I wrote my own version of much the same (although my choices differ slightly again, because critics can differ and still both be right) which you can read here.
It’s always going to be the way that we’d like more than we’re getting, but I don’t see it as quite as much of a fatal flaw as he does. And that’s cool and fine, because we can agree to differ. Likewise, he can’t quite get past the lack of ability to add games, and sure, that’d be nice, but I can see why it wasn’t done. It keeps unit costs down, it drops complexity in building an online store interface (something that Nintendo isn’t that great at anyway) and it’s less of a conduit for the pirate types.

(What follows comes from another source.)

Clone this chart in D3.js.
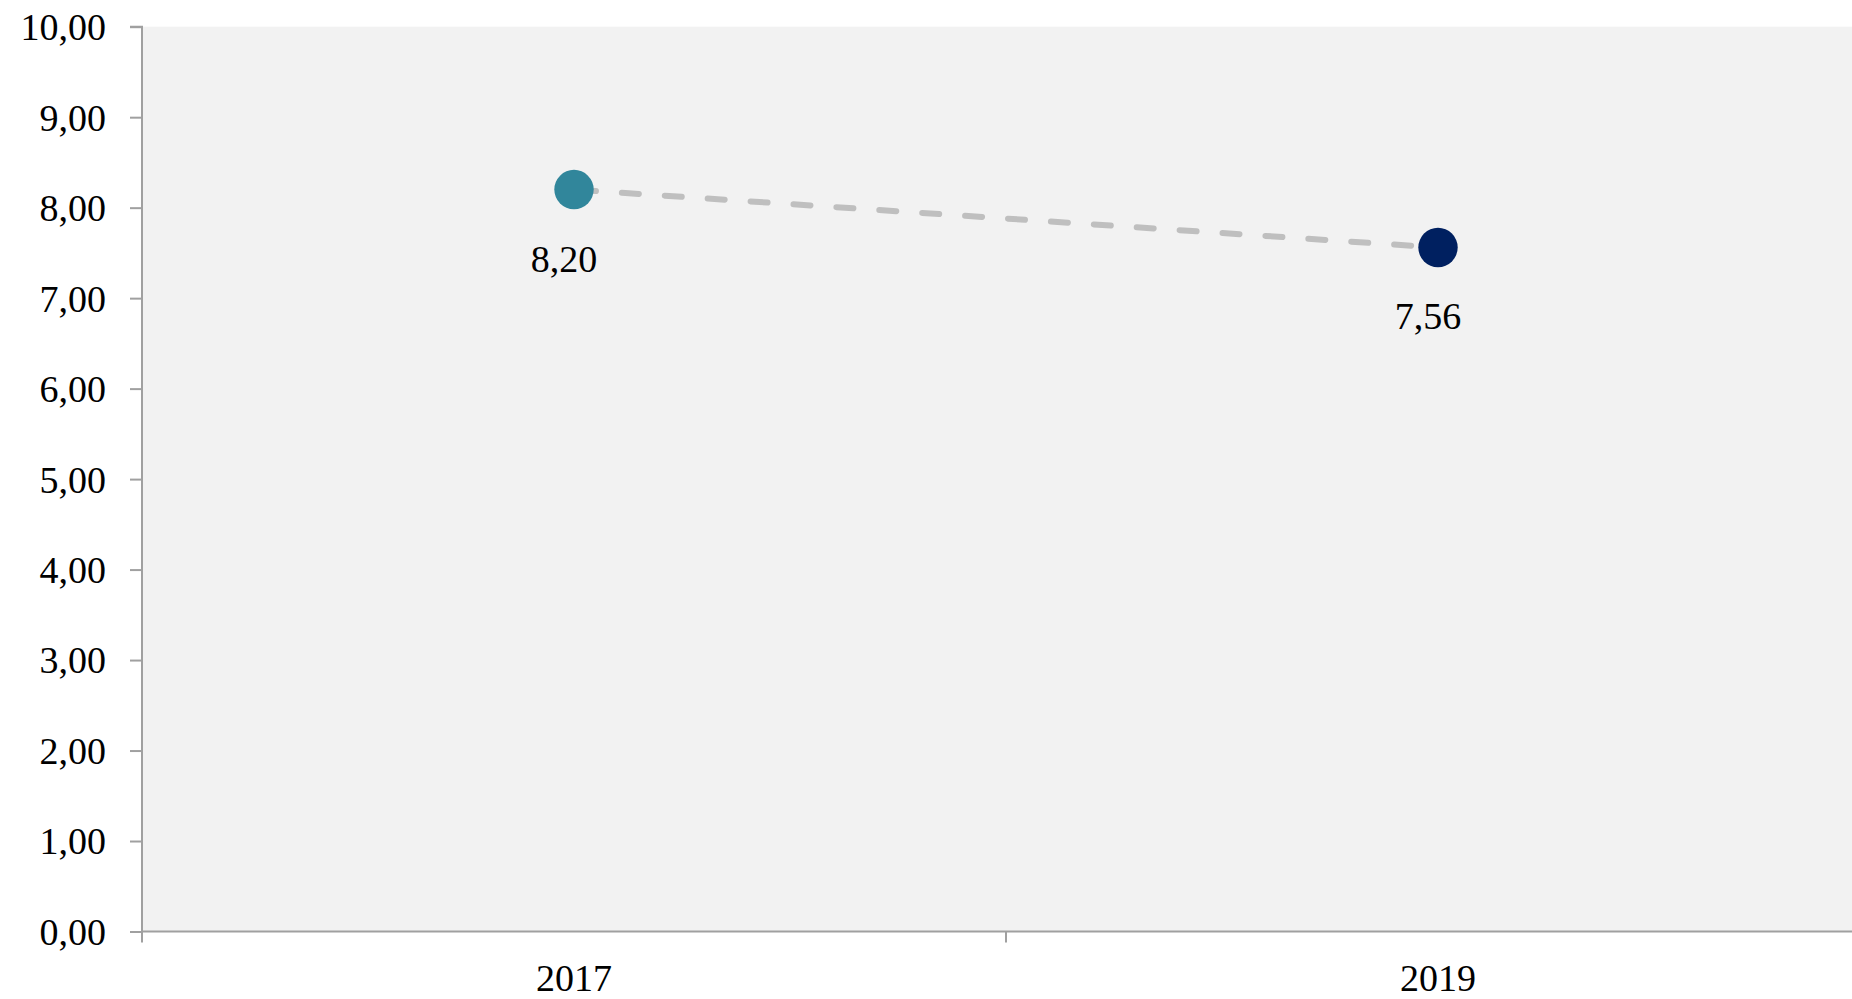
<!DOCTYPE html>
<html>
<head>
<meta charset="utf-8">
<script src="https://cdn.jsdelivr.net/npm/d3@7/dist/d3.min.js"></script>
<style>
  html, body { margin: 0; padding: 0; background: #ffffff; overflow: hidden; }
  svg { display: block; }
  text { font-family: "Liberation Serif", "DejaVu Serif", serif; fill: #000; }
</style>
</head>
<body>
<svg id="chart" width="1852" height="999"></svg>
<script>
// Survey years and their scores
const years = ["2017", "2019"];
const scores = [8.20, 7.56];
const pointColors = ["#31869b", "#002060"];
const yTicks = [0, 1, 2, 3, 4, 5, 6, 7, 8, 9, 10];

const svg = d3.select("#chart");
const plotLeft = 142, plotTop = 26.7, plotBottom = 931.5, plotRight = 1870;

const x = d3.scaleBand().domain(years).range([plotLeft, plotRight]).paddingInner(0).paddingOuter(0);
const y = d3.scaleLinear().domain([0, 10]).range([plotBottom, plotTop]);
const fmt = v => d3.format(".2f")(v).replace(".", ",");

// plot area
svg.append("rect")
  .attr("x", plotLeft).attr("y", plotTop)
  .attr("width", plotRight - plotLeft).attr("height", plotBottom - plotTop)
  .attr("fill", "#f2f2f2");

// y axis
const yAxis = svg.append("g")
  .attr("transform", `translate(${plotLeft},0)`)
  .call(d3.axisLeft(y).tickValues(yTicks).tickSize(12).tickPadding(24).tickFormat(fmt));
yAxis.selectAll("text").style("font-size", "38px").attr("dy", "0.34em");

// x axis: ticks on band boundaries, labels at band centres
const xAxisG = svg.append("g").attr("transform", `translate(0,${plotBottom})`);
xAxisG.append("line")
  .attr("x1", plotLeft).attr("x2", plotRight).attr("y1", 0).attr("y2", 0);
const boundaries = years.map(d => x(d)).concat([x(years[years.length - 1]) + x.bandwidth()]);
xAxisG.selectAll("line.tick")
  .data(boundaries)
  .join("line")
  .attr("class", "tick")
  .attr("x1", d => d).attr("x2", d => d)
  .attr("y1", 0).attr("y2", 11);
xAxisG.selectAll("text")
  .data(years)
  .join("text")
  .attr("x", d => x(d) + x.bandwidth() / 2)
  .attr("y", 59)
  .attr("text-anchor", "middle")
  .style("font-size", "38px")
  .text(d => d);

svg.selectAll(".domain, .tick line, g line").attr("stroke", "#a0a0a0").attr("stroke-width", 2);
yAxis.select(".domain").attr("d", `M-12,${plotTop}H0V${plotBottom}`);

// connecting dashed line
const pts = years.map((d, i) => ({ year: d, value: scores[i], color: pointColors[i] }));
const line = d3.line().x(d => x(d.year) + x.bandwidth() / 2).y(d => y(d.value));
svg.append("path")
  .datum(pts)
  .attr("d", line)
  .attr("fill", "none")
  .attr("stroke", "#bfbfbf")
  .attr("stroke-width", 6)
  .attr("stroke-linecap", "round")
  .attr("stroke-dasharray", "17,26")
  .attr("stroke-dashoffset", -5);

// markers
svg.selectAll("circle.pt")
  .data(pts)
  .join("circle")
  .attr("class", "pt")
  .attr("cx", d => x(d.year) + x.bandwidth() / 2)
  .attr("cy", d => y(d.value))
  .attr("r", 19.7)
  .attr("fill", d => d.color);

// value labels below markers
svg.selectAll("text.val")
  .data(pts)
  .join("text")
  .attr("class", "val")
  .attr("x", d => x(d.year) + x.bandwidth() / 2 - 10)
  .attr("y", d => y(d.value) + 82)
  .attr("text-anchor", "middle")
  .style("font-size", "38px")
  .text(d => fmt(d.value));
</script>
</body>
</html>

We’re both ignoring the emulation elephant in the room here, by the way. If you’re really that ticked off that the SNES Mini only has 21 games on it, go build a RetroPie system or hack a Wii or just install the emulators on your PC, as folks have been doing for quite some time now.

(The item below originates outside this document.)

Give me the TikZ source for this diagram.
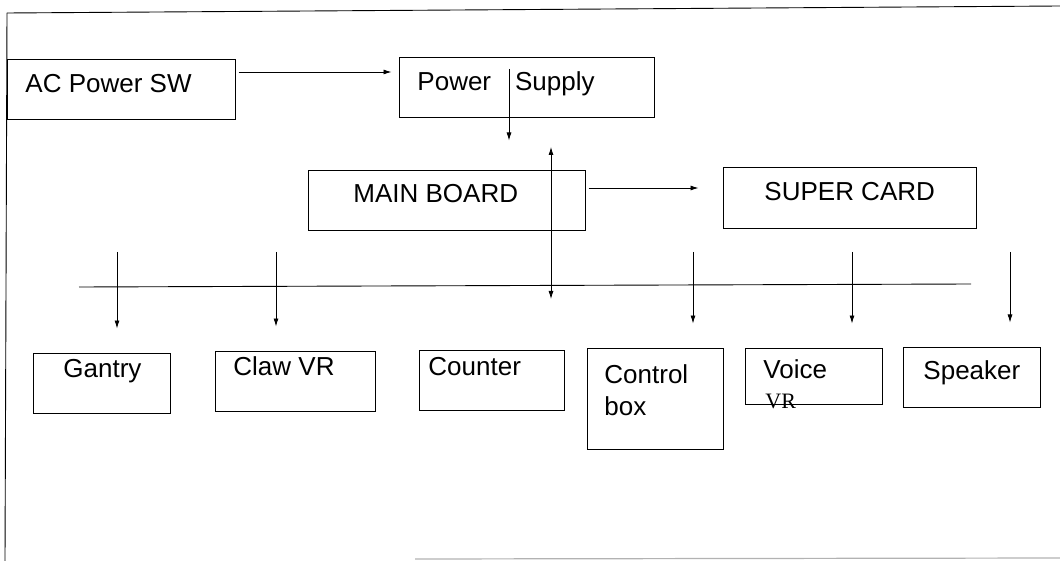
\documentclass[tikz,border=0pt]{standalone}
\usepackage{fontspec}
\setmainfont{Liberation Sans}
\newfontfamily\vrfont{Liberation Serif}
\usetikzlibrary{arrows.meta}

\begin{document}
\begin{tikzpicture}[x=1pt, y=-1pt,
    line width=0.9pt, >={Latex[length=8pt,width=5pt]},
    box/.style={draw, line width=1pt, inner sep=0pt},
    lbl/.style={font=\fontsize{26}{31}\selectfont, anchor=base west, inner sep=0pt},
    arr/.style={->, line width=0.8pt},
]
\useasboundingbox (0,0) rectangle (1060,561);

% Page frame
\draw (7,13) -- (1060,6);
\draw (7,13) -- (5,561);
\draw[gray!60, line width=1.2pt] (415,559) -- (1060,558);

% Top row
\node[box, minimum width=228pt, minimum height=60pt] (ac) at (121,90) {};
\node[lbl] (aclbl) at (25,93) {AC Power SW};
\node[box, minimum width=255pt, minimum height=60pt] (ps) at (526.5,88) {};
\node[lbl] (pslbl) at (417,91) {Power\hspace*{24pt}Supply};

% Middle row
\node[box, minimum width=277pt, minimum height=60pt] (mb) at (446.5,201) {};
\node[lbl] (mblbl) at (353,203) {MAIN BOARD};
\node[box, minimum width=253pt, minimum height=61pt] (sc) at (849.5,198.5) {};
\node[lbl] (sclbl) at (764,201) {SUPER CARD};

% Bottom row
\node[box, minimum width=137pt, minimum height=60pt] (gantry) at (101.5,383) {};
\node[lbl] (gantrylbl) at (63,377) {Gantry};
\node[box, minimum width=160pt, minimum height=60pt] (claw) at (295,381) {};
\node[lbl] (clawlbl) at (233,375) {Claw VR};
\node[box, minimum width=145pt, minimum height=60pt] (counter) at (491.5,380) {};
\node[lbl] (counterlbl) at (428,375) {Counter};
\node[box, minimum width=136pt, minimum height=101pt] (ctrl) at (655,398.5) {};
\node[lbl] (ctrllbl) at (604,383) {Control};
\node[lbl] (ctrllbltwo) at (604,415) {box};
\node[box, minimum width=137pt, minimum height=56pt] (voice) at (813.5,376) {};
\node[lbl] (voicelbl) at (763,378) {Voice};
\node[lbl, font=\vrfont\fontsize{22}{26}\selectfont] (voicelbltwo) at (765,408) {VR};
\node[box, minimum width=137pt, minimum height=60pt] (spk) at (971.5,377) {};
\node[lbl] (spklbl) at (923,379) {Speaker};

% Bus line
\coordinate (busL) at (79,287);
\coordinate (busR) at (971,284);
\draw (busL) -- (busR);

% Power path
\draw[arr, shorten <=3pt, shorten >=7pt] (ac.east |- 0,72) -- (ps.west |- 0,72);
\draw[arr, shorten >=30pt] (509,69) -- (509,0 |- mb.north);
\draw[arr, shorten >=24pt, shorten <=3pt] (mb.east |- 0,188) -- (sc.west |- 0,188);
\draw[<->, line width=0.8pt] (551,147) -- (551,299);

% Drops to the loads
\foreach \x/\n in {117/gantry, 276/claw, 693/ctrl, 852/voice, 1010/spk}
    \draw[arr, shorten >=24pt] (\x,252) -- (\x,0 |- \n.north);
\end{tikzpicture}
\end{document}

Nowhere near as charming or legit as the SNES Mini, but it’s entirely doable with relatively little stress. As I’ve noted before, I very much enjoy playing original games on the original hardware, but the slightly daft prices some retro games now fetch, and the age of the hardware makes that a tricky proposition for some.
Which gets back to the issue of actually playing the games. There’s some classics on the SNES Mini, even if it’s not as many as some would like, but it’s also something of a training ground for retro expectations on what is my favourite retro console. The existence of the SNES Mini makes it much easier to convince folks to try other retro SNES titles if they visit, simply because it’s not a new experience for them.

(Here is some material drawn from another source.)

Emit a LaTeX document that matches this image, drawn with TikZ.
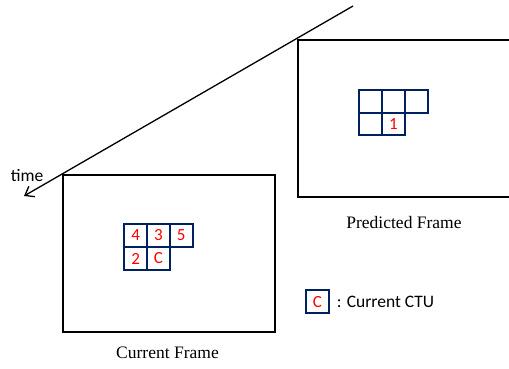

If they liked Secret of Mana, they can try it properly in 3 player mode. If Donkey Kong Country entertained them, either of the sequels can be dropped into an actual SNES. If Starfox got them going, there are countless great shoot-em-ups to enjoy, and so on and so forth.
Sure, if your “collection” is one that you count in dollars, the existence of the SNES Mini probably isn’t great news, because anyone wanting to play Earthbound, Secret of Mana, FFVI/III and other harder to source titles can do so a litlte easier, presuming Nintendo keeps the SNES Mini stock flowing. But that indicates to me that you view your “collection” as an “investment”, and nobody ever said that investments were always guaranteed to go up.
I do have a collection of retro titles, but they’re not for speculating on. They’re for playing, and the SNES Mini makes it easier for me to both play them, and encourage others to investigate the breadth of excellent SNES titles that also exist. That’s a huge plus in my book.
Retro recollections are just random musings on retro subjects, usually whatever I’m playing at the moment.